Vietnamese Lemongrass Chicken
Makes 2 to 4 servings
  • 2 tablespoons fish sauce
  • 2 tablespoons chicken stock or water
  • Pinch of sugar
  • 2 tablespoons grapeseed oil
  • 1 pound skinless, boneless chicken breast, sliced
  • 1 cup thinly sliced red onion
  • 2 teaspoons finely chopped garlic
  • ¼ cup finely minced lemongrass
  • 1 red fresno chile pepper, stemmed and thinly sliced
  • 2 tablespoons rice wine (sake)
  • 1 tablespoon Sambal Oelek
  • 2 scallions, trimmed and sliced
  • Juice of ½ a lime
  • 1 tablespoon chopped roasted peanuts, for garnish
  1. Whisk together fish sauce, stock, and sugar in a small bowl, until the sugar has dissolved. Set aside.
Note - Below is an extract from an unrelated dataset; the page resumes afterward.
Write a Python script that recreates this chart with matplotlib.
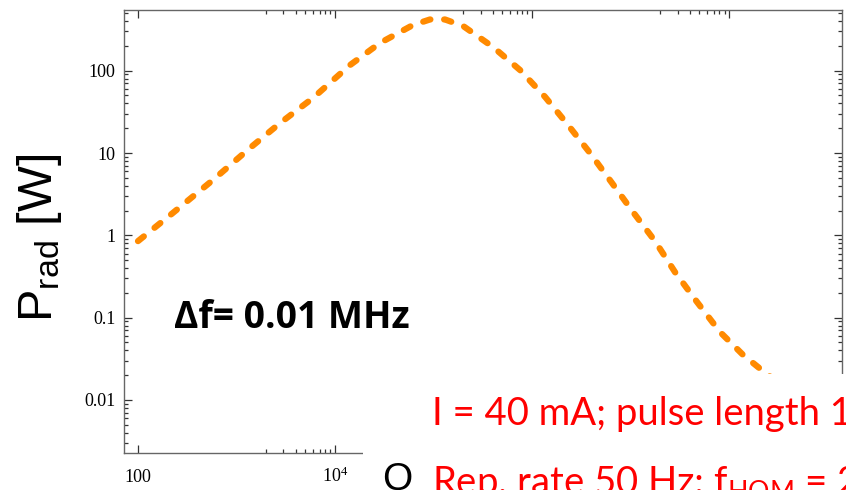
import matplotlib
matplotlib.use("Agg")
import matplotlib.pyplot as plt
from matplotlib.patches import Rectangle
from matplotlib.ticker import FixedLocator, NullFormatter

# ---- data ----
q_values = [100, 226, 577, 1370, 2770, 5980, 14200, 28600, 61900, 92000, 131000,
            200000, 402000, 755000, 1.36e6, 2.32e6, 3.88e6, 6.49e6, 1.06e7,
            1.77e7, 2.83e7, 4.73e7, 8.11e7, 1.39e8, 2.49e8, 5.0e8]
p_values = [0.85, 1.87, 4.70, 11.5, 23.1, 46.6, 117, 217, 359, 419, 419,
            349, 194, 102, 47.9, 21.9, 10.0, 4.32, 1.92,
            0.853, 0.357, 0.155, 0.0668, 0.0352, 0.020, 0.0112]

x_major = [100, 1e4, 1e6, 1e8]
x_major_labels = ["100", r"$\mathrm{10^{4}}$", "", ""]
y_major = [0.01, 0.1, 1, 10, 100]
y_major_labels = ["0.01", "0.1", "1", "10", "100"]

annotation = "\u0394f= 0.01 MHz"
info_line1 = "I = 40 mA; pulse length 1 ms"
info_line2 = r"Rep. rate 50 Hz; $\mathregular{f_{HOM}}$ = 2 GHz"

plt.rcParams["mathtext.fontset"] = "custom"
plt.rcParams["mathtext.rm"] = "Liberation Serif"
plt.rcParams["mathtext.sf"] = "Liberation Sans"
plt.rcParams["mathtext.it"] = "Liberation Serif:italic"

W, H = 846, 490
fig = plt.figure(figsize=(W / 100, H / 100), dpi=100)
ax = fig.add_axes([124 / W, 1 - 453 / H, (842 - 124) / W, (453 - 10) / H])

ax.plot(q_values, p_values, color="#FF8A00", lw=4.5, linestyle=(0, (1.2, 2.2)),
        dash_capstyle="round", solid_capstyle="round")

ax.set_xscale("log")
ax.set_yscale("log")
ax.set_xlim(10 ** 1.858, 10 ** 9.147)
ax.set_ylim(10 ** -2.645, 10 ** 2.7375)

ax.xaxis.set_major_locator(FixedLocator(x_major))
ax.set_xticklabels(x_major_labels)
minor_x = [k * 10 ** e for e in (3, 5, 7) for k in range(2, 10)]
ax.xaxis.set_minor_locator(FixedLocator(minor_x))
ax.xaxis.set_minor_formatter(NullFormatter())
ax.yaxis.set_major_locator(FixedLocator(y_major))
ax.set_yticklabels(y_major_labels)
minor_y = [k * 10 ** e for e in range(-3, 3) for k in range(2, 10)]
ax.yaxis.set_minor_locator(FixedLocator(minor_y))
ax.yaxis.set_minor_formatter(NullFormatter())

for sp in ax.spines.values():
    sp.set_color("#666666")
    sp.set_linewidth(1.0)
ax.tick_params(which="both", direction="in", top=True, right=True, colors="#333333",
               labelcolor="black", width=0.9)
ax.tick_params(which="major", length=6)
ax.tick_params(which="minor", length=3)
ax.tick_params(axis="y", which="major", pad=6, labelsize=13)
ax.tick_params(axis="x", which="major", pad=21, labelsize=13)
for lab in ax.get_yticklabels():
    lab.set_fontfamily("Liberation Serif")
for lab in ax.get_xticklabels():
    lab.set_fontfamily("Liberation Serif")
    lab.set_verticalalignment("baseline")

def fx(px):
    return px / W

def fy(py):
    return 1 - py / H

# y label
fig.text(fx(15), fy(238), r"$\mathsf{P_{rad}}$ [W]", rotation=90, ha="left", va="center",
         fontsize=35, family="Liberation Sans")

# annotation inside plot
fig.text(fx(174), fy(328), annotation, fontsize=26.8, fontweight="bold", family="Open Sans",
         ha="left", va="baseline")

# white overlay box at bottom-right
fig.patches.append(Rectangle((fx(363), 0), 1 - fx(363), fy(374), transform=fig.transFigure,
                             facecolor="white", edgecolor="none", zorder=5))

# x label (partially hidden)
fig.text(fx(382), fy(490), "Q", fontsize=28, family="Liberation Sans", ha="left",
         va="baseline", zorder=6)

fig.text(fx(432), fy(425), info_line1, fontsize=27.5, family="Lato", color="#FF0000",
         ha="left", va="baseline", zorder=6)
fig.text(fx(432), fy(494), info_line2, fontsize=27.5, family="Lato", color="#FF0000",
         ha="left", va="baseline", zorder=6)

fig.savefig("out.png", dpi=100)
  2. Heat your frying pan. Add 1 tablespoon oil.
  3. Add the chicken and cook, until lightly browned on both sides.
  4. Pour off most of the oil from the pan (and still leave the chicken in the pan.) Return the pan to medium-high heat. Add and carmalize the onion.
  5. Add the garlic, lemongrass, and fresno pepper and cook for 30 seconds longer. Deglaze the pan with sake.
  6. Pour in the fish sauce mixture, sambal, and scallions to the pan and continue cooking until the scallions have softened slightly and the chicken is cooked through. Add the lime juice and quickly stir.
  7. Garnish with the peanuts. Serve with rice.